Software libraries might be grouped into wrappers and some basic rewrites.

Wrappers

darknet-rust
- bindings for the Darknet framework
opencv-rust
- OpenCV wrapper
gstreamer-rs
- Wrapper for gstreamer
paddle-sys
- bindings for the Paddle inference engine (programmed in C)
rust-ffmpeg
- Wrapper for FFMPEG
tch-rs
- Rust bindings for libtorch

Native Crates

cv
- Rust CV mono repo to replicate OpenCV in pure Rust
image-rs
- image-rs is a GitHub organization which provides many repos for basic image processing and I/O
strawlab
- strawlab is the GitHub organization of of Andrew Straw’s lab at the university of Freiburg/Germany. It contains wrappers for e.g. using industrial cameras and many other repos which allow to build the strand-braid project.

Examples

OpenCV Wrapper

If someone likes OpenCV or not is usually irrelevant for initial prototyping. It simply is too useful to not to use. Proper rewrites/optimized rewrites, e.g. in pure Rust, may follow later when it is clear what functions to use exactly.
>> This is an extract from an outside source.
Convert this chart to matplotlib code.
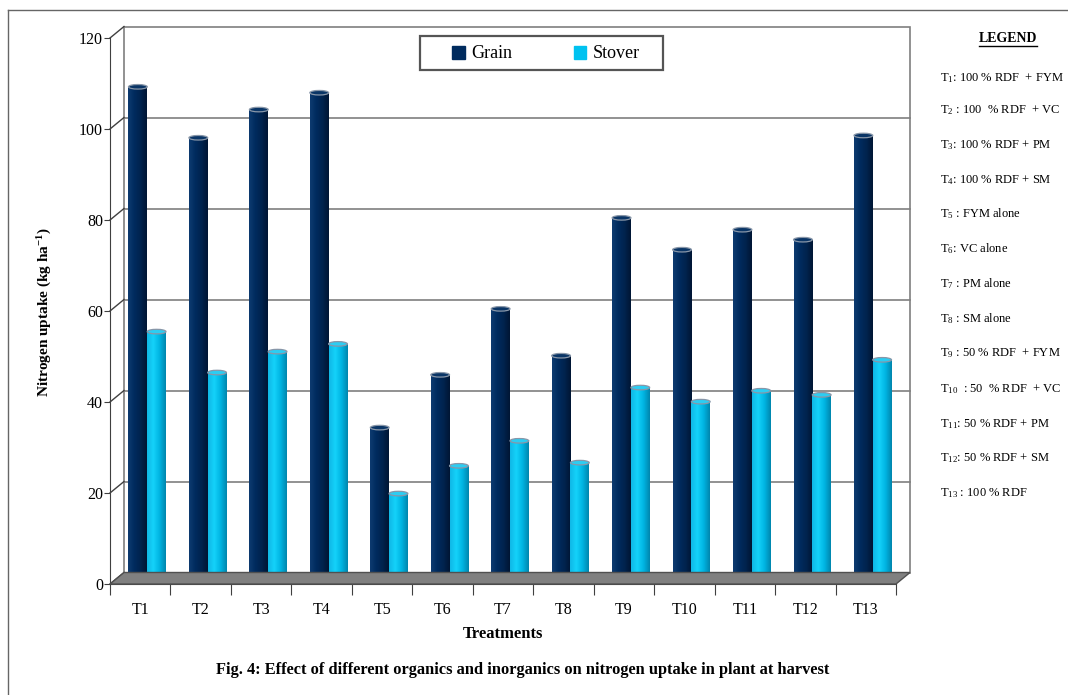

Perhaps the simplest thing we could do with OpenCV is to print its build information. OpenCV is most commonly used via its C++ API or Python wrapper. Printing debug information using these two programming languages looks like this.

// C++

#include <iostream>

#include <opencv2/core.hpp>

int main()
{
	std::cout << cv::getBuildInformation() << std::endl;
	return 0;
}

# Python

import cv2 as cv

def main():
    print(cv.getBuildInformation())

if __name__ == '__main__':
    main()

Except for explicit typing and importing correct header files, C++ and Python code looks pretty identical with respect to OpenCV.
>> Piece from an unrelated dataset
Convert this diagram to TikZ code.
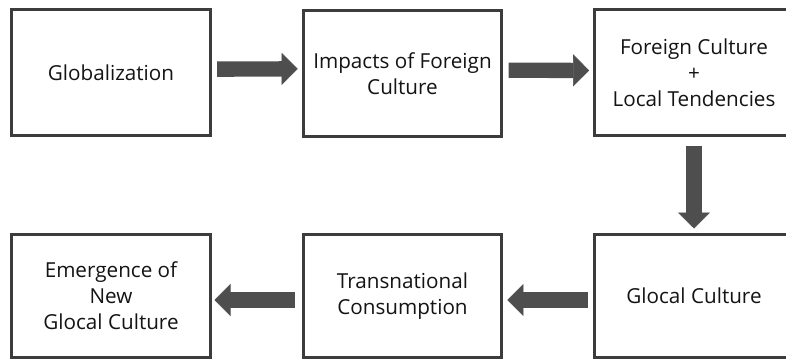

While the headers based structure seem to match what is exposed via the Rust wrapper, there is one thing that is really hard to get used to when being experienced OpenCV. Classes are usually written as PascalCase and functions as camelCase. However, the Rust wrapper seems to keep PascalCase for classes as modules or structures (or however we want to call it correctly) whereas functions are converted from camelCase to snake_case. Therefore getBuildInformation is renamed to get_build_information. Further the namespace is more explicit and not “exported” to the cv:: namespace. This is probably the most challenging part when using OpenCV within software programmed in Rust. Another thing to get used to is that e.g. a opencv::core::Mat needs to be initialized as default mat. In C++ a simple cv::Mat frame; would be enough. The more experience someone with using OpenCV with C++ or Python has, the more it may be an issue or the longer it takes to adjust.
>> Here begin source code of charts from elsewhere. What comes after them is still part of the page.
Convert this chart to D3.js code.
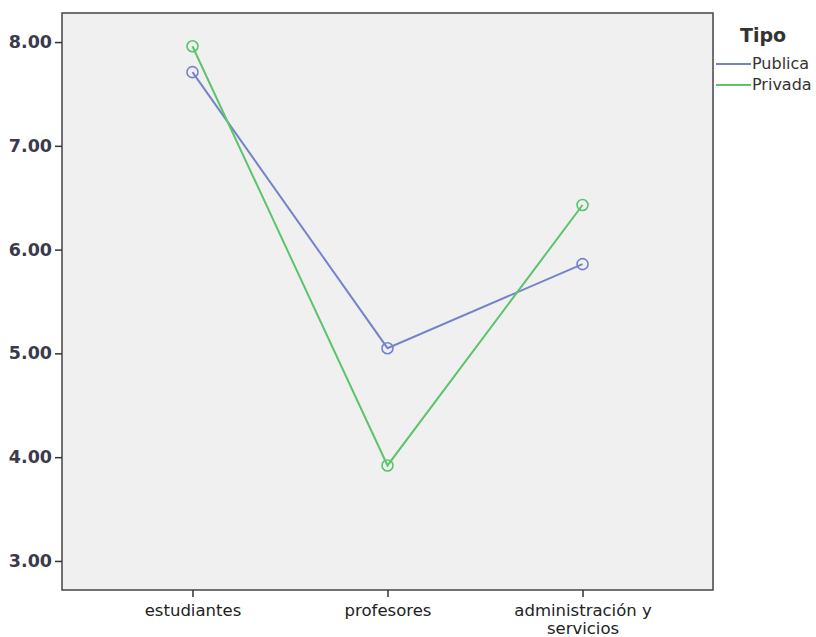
<!DOCTYPE html>
<html><head><meta charset="utf-8">
<script src="https://cdn.jsdelivr.net/npm/d3@7"></script>
<style>body{margin:0;background:#fff}svg{display:block}</style>
</head><body>
<script>
const categories = ["estudiantes", "profesores", "administración y servicios"];
const categoryLines = [["estudiantes"], ["profesores"], ["administración y", "servicios"]];
const seriesNames = ["Publica", "Privada"];
const publica = [7.71, 5.05, 5.86];
const privada = [7.96, 3.92, 6.43];
const yTicks = [3, 4, 5, 6, 7, 8];
const colors = ["#7583c8", "#5cc46c"];

const W = 816, H = 637;
const box = {l: 62, t: 13, r: 713, b: 590};
const svg = d3.select("body").append("svg").attr("width", W).attr("height", H);
const font = "DejaVu Sans, Verdana, sans-serif";

const y = d3.scaleLinear().domain([2.72, 8.28]).range([box.b, box.t]);
const x = d3.scalePoint().domain(categories).range([box.l, box.r]).padding(0.669);

svg.append("rect").attr("x", box.l).attr("y", box.t).attr("width", box.r - box.l).attr("height", box.b - box.t)
  .attr("fill", "#f0f0f0").attr("stroke", "#444").attr("stroke-width", 1.5);

const yAxis = svg.append("g").attr("transform", `translate(${box.l},0)`)
  .call(d3.axisLeft(y).tickValues(yTicks).tickFormat(d3.format(".2f")).tickSize(7).tickPadding(3));
yAxis.select(".domain").remove();
yAxis.selectAll("line").attr("stroke", "#333").attr("stroke-width", 1.5);
yAxis.selectAll("text").attr("font-family", font).attr("font-size", 17.5).attr("fill", "#3a3a4a").attr("font-weight", "bold");

const xAxis = svg.append("g").attr("transform", `translate(0,${box.b})`)
  .call(d3.axisBottom(x).tickSize(7).tickFormat(""));
xAxis.select(".domain").remove();
xAxis.selectAll("line").attr("stroke", "#333").attr("stroke-width", 1.5);
xAxis.selectAll(".tick").each(function(d, i) {
  const t = d3.select(this).append("text").attr("fill", "#222").attr("font-family", font)
    .attr("font-size", 16.5).attr("text-anchor", "middle");
  categoryLines[i].forEach((ln, j) => t.append("tspan").attr("x", 0).attr("y", 26 + j * 18).text(ln));
});

const series = [publica, privada];
const line = d3.line().x((d, i) => x(categories[i])).y(d => y(d));
series.forEach((vals, s) => {
  svg.append("path").datum(vals).attr("d", line).attr("fill", "none")
    .attr("stroke", colors[s]).attr("stroke-width", 2);
  svg.selectAll(null).data(vals).enter().append("circle")
    .attr("cx", (d, i) => x(categories[i])).attr("cy", d => y(d)).attr("r", 5.5)
    .attr("fill", "none").attr("stroke", colors[s]).attr("stroke-width", 1.6);
});

const lg = svg.append("g");
lg.append("text").attr("x", 740).attr("y", 42).attr("font-family", font).attr("font-size", 19)
  .attr("font-weight", "bold").attr("fill", "#333").text("Tipo");
seriesNames.forEach((n, i) => {
  const yy = 64 + i * 21;
  lg.append("line").attr("x1", 716).attr("x2", 751).attr("y1", yy).attr("y2", yy)
    .attr("stroke", colors[i]).attr("stroke-width", 2);
  lg.append("text").attr("x", 752).attr("y", yy + 5).attr("font-family", font).attr("font-size", 16)
    .attr("fill", "#333").text(n);
});
</script>
</body></html>
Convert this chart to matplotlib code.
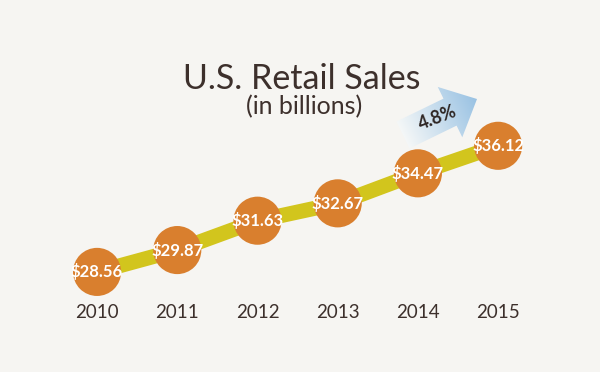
import numpy as np
import matplotlib
matplotlib.use("Agg")
import matplotlib.pyplot as plt
from matplotlib.patches import FancyArrow

# ==== data ====
years = ["2010", "2011", "2012", "2013", "2014", "2015"]
sales = [28.56, 29.87, 31.63, 32.67, 34.47, 36.12]
growth_label = "4.8%"
title = "U.S. Retail Sales"
subtitle = "(in billions)"

# ==== style ====
BG = "#f6f5f2"
LINE = "#d2c51d"
DOT = "#d97f2e"
TXT = "#3d302c"
plt.rcParams["font.family"] = ["Lato", "DejaVu Sans"]

fig = plt.figure(figsize=(6, 3.72), dpi=100, facecolor=BG)
ax = fig.add_axes([0, 0, 1, 1])
ax.set_facecolor(BG)

x = np.arange(len(years))
ax.plot(x, sales, color=LINE, lw=10.8, solid_capstyle="butt", zorder=2)
ax.scatter(x, sales, s=1200, color=DOT, edgecolor="none", zorder=3)
for xi, v in zip(x, sales):
    ax.text(xi, v, f"${v:.2f}", ha="center", va="center", color="white",
            fontsize=12, fontweight="bold", zorder=4)

# year labels under the points
for xi, yr in zip(x, years):
    ax.text(xi, 0.161, yr, transform=ax.get_xaxis_transform(), ha="center",
            va="center", color=TXT, fontsize=13.5)

ax.set_xlim(-1.21, 6.27)
ax.set_ylim(22.56, 44.86)
ax.axis("off")

# ==== title + growth arrow (pixel overlay) ====
ov = fig.add_axes([0, 0, 1, 1], facecolor="none")
ov.set_xlim(0, 600)
ov.set_ylim(372, 0)
ov.axis("off")

ov.text(302, 79, title, ha="center", va="center", color=TXT, fontsize=24.5)
ov.text(304, 107, subtitle, ha="center", va="center", color=TXT, fontsize=18)

tail = np.array([403.0, 135.0])
tip = np.array([477.0, 99.0])
d = tip - tail
arrow = FancyArrow(tail[0], tail[1], d[0], d[1], width=30, head_width=56,
                   head_length=30, length_includes_head=True,
                   facecolor="none", edgecolor="none")
ov.add_patch(arrow)

# gradient fill along the arrow direction
gx, gy = np.meshgrid(np.linspace(380, 490, 220), np.linspace(70, 160, 180))
u = (gx - tail[0]) * d[0] / np.hypot(*d) + (gy - tail[1]) * d[1] / np.hypot(*d)
t = np.clip(u / np.hypot(*d), 0, 1)
c0 = np.array([0.96, 0.97, 0.97])
c1 = np.array([0.60, 0.76, 0.89])
img = c0[None, None, :] * (1 - t[..., None]) + c1[None, None, :] * t[..., None]
im = ov.imshow(img, extent=[380, 490, 160, 70], aspect="auto", zorder=5)
im.set_clip_path(arrow)

ang = np.degrees(np.arctan2(-d[1], d[0]))
ov.text(438, 118, growth_label, ha="center", va="center", rotation=ang - 5,
        color="#2e2624", fontsize=13, fontweight="bold", zorder=6)

fig.savefig("out.png", dpi=100, facecolor=BG)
Printing the build information would look like this:

// print_build_info.rs

use opencv;

fn main() {
    let build_information = opencv::core::get_build_information().unwrap();
    println!("{}",build_information);
}

A very simple example of opening a video source and displaying frames read would look like this:

use opencv;
use opencv::prelude::*;

fn main() -> opencv::Result<()>{
    // argument parsing to input correct source
    let args: Vec<String> = std::env::args().collect();
    let source_raw : &str;
    if args.len() > 1 {
        source_raw = &args[1];
    } else {
        source_raw = &"no source";
    }
    let source_as_int: i64 = match source_raw.parse::<i64>() {
        Ok(n) => n,
        Err(_) => -1
    };

    // modify source to use VideoCapture::from_file with camera source
    let source;
    if source_as_int == -1 {
        source = source_raw.to_string();
    } else {
        source = "/dev/video".to_string() + &source_as_int.to_string();
    }

    if source != "no source" {
        let mut frame = opencv::core::Mat::default();
        let mut cap = opencv::videoio::VideoCapture::from_file(
            &source, opencv::videoio::CAP_ANY)?;

        if cap.is_opened()? {
            let mut counter:u64 = 1;
            let start_time = std::time::Instant::now();
            loop {
                cap.read(&mut frame)?;
                if frame.empty() {
                    break;
                }
                opencv::highgui::imshow("Display", &frame)?;
                let key = opencv::highgui::wait_key(1)?;
                if key == 27 {
                    break;
                }
                counter += 1;
            }
            
            // print fps
            let run_time = start_time.elapsed().as_secs();
            if run_time > 0 {
                println!("Frames read: {}", counter);
                println!("FPS: {}", counter/run_time);
            }
        } else {
            println!("Video source empty");
        }

    } else {
        println!("No source specified!");
    }

    Ok(())
}

Have a look at the official repo examples for more examples of the OpenCV wrapper for Rust.